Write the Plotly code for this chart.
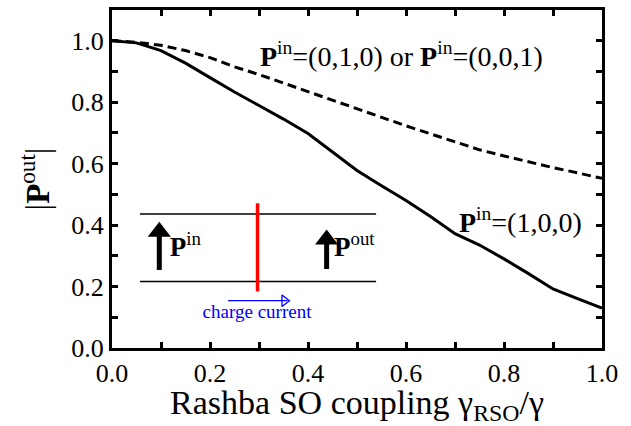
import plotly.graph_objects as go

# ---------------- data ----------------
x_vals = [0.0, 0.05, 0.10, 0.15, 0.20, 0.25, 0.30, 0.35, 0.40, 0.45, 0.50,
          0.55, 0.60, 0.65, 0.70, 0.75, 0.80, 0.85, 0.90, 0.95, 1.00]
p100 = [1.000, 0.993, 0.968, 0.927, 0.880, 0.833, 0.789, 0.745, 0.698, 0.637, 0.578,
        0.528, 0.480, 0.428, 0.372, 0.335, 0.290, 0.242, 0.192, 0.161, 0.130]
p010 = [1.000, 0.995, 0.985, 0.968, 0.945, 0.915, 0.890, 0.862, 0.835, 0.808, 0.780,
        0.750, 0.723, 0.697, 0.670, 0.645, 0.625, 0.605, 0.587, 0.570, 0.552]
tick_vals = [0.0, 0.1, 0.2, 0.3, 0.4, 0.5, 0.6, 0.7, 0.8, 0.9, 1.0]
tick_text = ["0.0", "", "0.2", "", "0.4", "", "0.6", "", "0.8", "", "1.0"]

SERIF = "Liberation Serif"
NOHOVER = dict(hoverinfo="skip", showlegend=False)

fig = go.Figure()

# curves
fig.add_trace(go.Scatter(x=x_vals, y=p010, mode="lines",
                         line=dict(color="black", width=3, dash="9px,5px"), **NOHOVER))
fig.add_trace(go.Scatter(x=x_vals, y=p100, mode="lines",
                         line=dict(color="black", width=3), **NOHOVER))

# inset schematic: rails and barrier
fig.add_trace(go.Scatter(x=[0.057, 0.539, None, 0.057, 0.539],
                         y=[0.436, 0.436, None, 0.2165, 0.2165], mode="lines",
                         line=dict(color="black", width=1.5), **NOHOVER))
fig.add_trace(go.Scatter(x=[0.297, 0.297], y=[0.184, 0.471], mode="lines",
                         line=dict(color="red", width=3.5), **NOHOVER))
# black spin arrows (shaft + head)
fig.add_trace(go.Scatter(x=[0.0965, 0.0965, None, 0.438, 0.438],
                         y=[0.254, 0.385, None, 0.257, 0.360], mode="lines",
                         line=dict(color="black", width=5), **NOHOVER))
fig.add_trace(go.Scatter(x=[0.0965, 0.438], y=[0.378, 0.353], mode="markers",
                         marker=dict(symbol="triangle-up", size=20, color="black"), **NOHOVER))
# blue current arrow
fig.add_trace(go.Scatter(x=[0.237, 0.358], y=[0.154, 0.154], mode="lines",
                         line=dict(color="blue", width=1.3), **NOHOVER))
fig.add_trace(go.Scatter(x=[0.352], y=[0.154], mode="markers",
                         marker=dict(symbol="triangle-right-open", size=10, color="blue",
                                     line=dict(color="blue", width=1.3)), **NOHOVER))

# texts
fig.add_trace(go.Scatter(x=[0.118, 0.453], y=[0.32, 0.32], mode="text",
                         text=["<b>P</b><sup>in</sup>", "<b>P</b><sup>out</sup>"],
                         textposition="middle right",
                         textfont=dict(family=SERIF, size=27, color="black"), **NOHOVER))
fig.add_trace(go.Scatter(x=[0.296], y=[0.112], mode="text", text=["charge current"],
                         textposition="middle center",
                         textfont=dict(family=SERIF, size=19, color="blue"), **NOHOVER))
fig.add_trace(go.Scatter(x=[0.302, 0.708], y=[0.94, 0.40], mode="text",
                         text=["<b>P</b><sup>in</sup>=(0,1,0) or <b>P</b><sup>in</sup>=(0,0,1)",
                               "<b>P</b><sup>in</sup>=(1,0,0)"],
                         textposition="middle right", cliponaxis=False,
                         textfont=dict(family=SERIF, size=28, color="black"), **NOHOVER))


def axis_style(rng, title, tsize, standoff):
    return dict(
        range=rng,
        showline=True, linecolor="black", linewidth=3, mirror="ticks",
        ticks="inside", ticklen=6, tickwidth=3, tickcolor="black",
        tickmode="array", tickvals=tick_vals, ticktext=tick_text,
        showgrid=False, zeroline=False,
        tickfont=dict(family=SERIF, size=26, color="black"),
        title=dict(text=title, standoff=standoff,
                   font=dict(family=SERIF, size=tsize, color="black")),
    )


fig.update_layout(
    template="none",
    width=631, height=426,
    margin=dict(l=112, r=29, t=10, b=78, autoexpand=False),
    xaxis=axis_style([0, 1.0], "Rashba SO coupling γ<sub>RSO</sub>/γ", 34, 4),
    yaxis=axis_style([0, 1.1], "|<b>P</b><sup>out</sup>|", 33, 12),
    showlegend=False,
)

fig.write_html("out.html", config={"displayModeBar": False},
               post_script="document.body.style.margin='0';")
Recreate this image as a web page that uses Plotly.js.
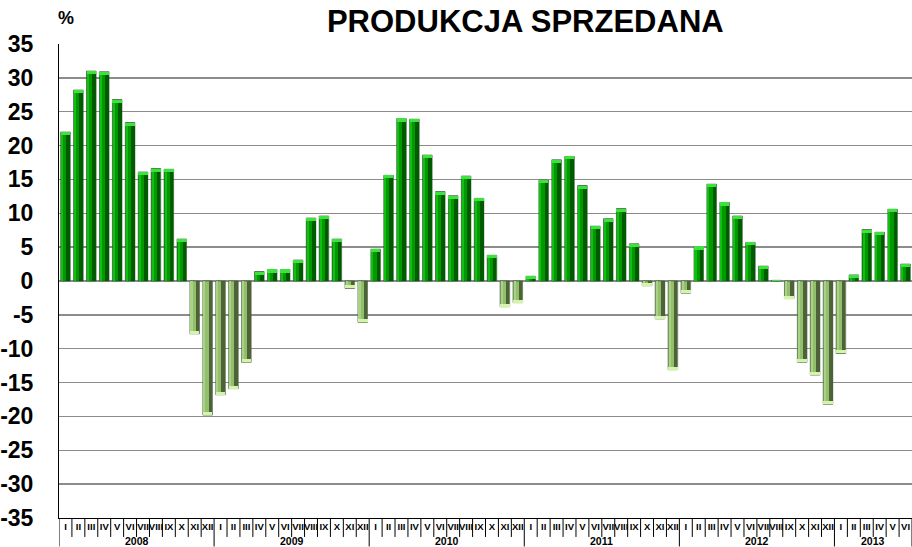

#### WHAT IS NEEDED:
Can you repeat every record above exactly, apart from the pictures?

#### FINISHED EXERCISE:
Write the Plotly code for this chart.
import plotly.graph_objects as go

# ---------------- data ----------------
x_vals = [0.0, 0.05, 0.10, 0.15, 0.20, 0.25, 0.30, 0.35, 0.40, 0.45, 0.50,
          0.55, 0.60, 0.65, 0.70, 0.75, 0.80, 0.85, 0.90, 0.95, 1.00]
p100 = [1.000, 0.993, 0.968, 0.927, 0.880, 0.833, 0.789, 0.745, 0.698, 0.637, 0.578,
        0.528, 0.480, 0.428, 0.372, 0.335, 0.290, 0.242, 0.192, 0.161, 0.130]
p010 = [1.000, 0.995, 0.985, 0.968, 0.945, 0.915, 0.890, 0.862, 0.835, 0.808, 0.780,
        0.750, 0.723, 0.697, 0.670, 0.645, 0.625, 0.605, 0.587, 0.570, 0.552]
tick_vals = [0.0, 0.1, 0.2, 0.3, 0.4, 0.5, 0.6, 0.7, 0.8, 0.9, 1.0]
tick_text = ["0.0", "", "0.2", "", "0.4", "", "0.6", "", "0.8", "", "1.0"]

SERIF = "Liberation Serif"
NOHOVER = dict(hoverinfo="skip", showlegend=False)

fig = go.Figure()

# curves
fig.add_trace(go.Scatter(x=x_vals, y=p010, mode="lines",
                         line=dict(color="black", width=3, dash="9px,5px"), **NOHOVER))
fig.add_trace(go.Scatter(x=x_vals, y=p100, mode="lines",
                         line=dict(color="black", width=3), **NOHOVER))

# inset schematic: rails and barrier
fig.add_trace(go.Scatter(x=[0.057, 0.539, None, 0.057, 0.539],
                         y=[0.436, 0.436, None, 0.2165, 0.2165], mode="lines",
                         line=dict(color="black", width=1.5), **NOHOVER))
fig.add_trace(go.Scatter(x=[0.297, 0.297], y=[0.184, 0.471], mode="lines",
                         line=dict(color="red", width=3.5), **NOHOVER))
# black spin arrows (shaft + head)
fig.add_trace(go.Scatter(x=[0.0965, 0.0965, None, 0.438, 0.438],
                         y=[0.254, 0.385, None, 0.257, 0.360], mode="lines",
                         line=dict(color="black", width=5), **NOHOVER))
fig.add_trace(go.Scatter(x=[0.0965, 0.438], y=[0.378, 0.353], mode="markers",
                         marker=dict(symbol="triangle-up", size=20, color="black"), **NOHOVER))
# blue current arrow
fig.add_trace(go.Scatter(x=[0.237, 0.358], y=[0.154, 0.154], mode="lines",
                         line=dict(color="blue", width=1.3), **NOHOVER))
fig.add_trace(go.Scatter(x=[0.352], y=[0.154], mode="markers",
                         marker=dict(symbol="triangle-right-open", size=10, color="blue",
                                     line=dict(color="blue", width=1.3)), **NOHOVER))

# texts
fig.add_trace(go.Scatter(x=[0.118, 0.453], y=[0.32, 0.32], mode="text",
                         text=["<b>P</b><sup>in</sup>", "<b>P</b><sup>out</sup>"],
                         textposition="middle right",
                         textfont=dict(family=SERIF, size=27, color="black"), **NOHOVER))
fig.add_trace(go.Scatter(x=[0.296], y=[0.112], mode="text", text=["charge current"],
                         textposition="middle center",
                         textfont=dict(family=SERIF, size=19, color="blue"), **NOHOVER))
fig.add_trace(go.Scatter(x=[0.302, 0.708], y=[0.94, 0.40], mode="text",
                         text=["<b>P</b><sup>in</sup>=(0,1,0) or <b>P</b><sup>in</sup>=(0,0,1)",
                               "<b>P</b><sup>in</sup>=(1,0,0)"],
                         textposition="middle right", cliponaxis=False,
                         textfont=dict(family=SERIF, size=28, color="black"), **NOHOVER))


def axis_style(rng, title, tsize, standoff):
    return dict(
        range=rng,
        showline=True, linecolor="black", linewidth=3, mirror="ticks",
        ticks="inside", ticklen=6, tickwidth=3, tickcolor="black",
        tickmode="array", tickvals=tick_vals, ticktext=tick_text,
        showgrid=False, zeroline=False,
        tickfont=dict(family=SERIF, size=26, color="black"),
        title=dict(text=title, standoff=standoff,
                   font=dict(family=SERIF, size=tsize, color="black")),
    )


fig.update_layout(
    template="none",
    width=631, height=426,
    margin=dict(l=112, r=29, t=10, b=78, autoexpand=False),
    xaxis=axis_style([0, 1.0], "Rashba SO coupling γ<sub>RSO</sub>/γ", 34, 4),
    yaxis=axis_style([0, 1.1], "|<b>P</b><sup>out</sup>|", 33, 12),
    showlegend=False,
)

fig.write_html("out.html", config={"displayModeBar": False},
               post_script="document.body.style.margin='0';")
Recreate this image as a web page that uses Plotly.js.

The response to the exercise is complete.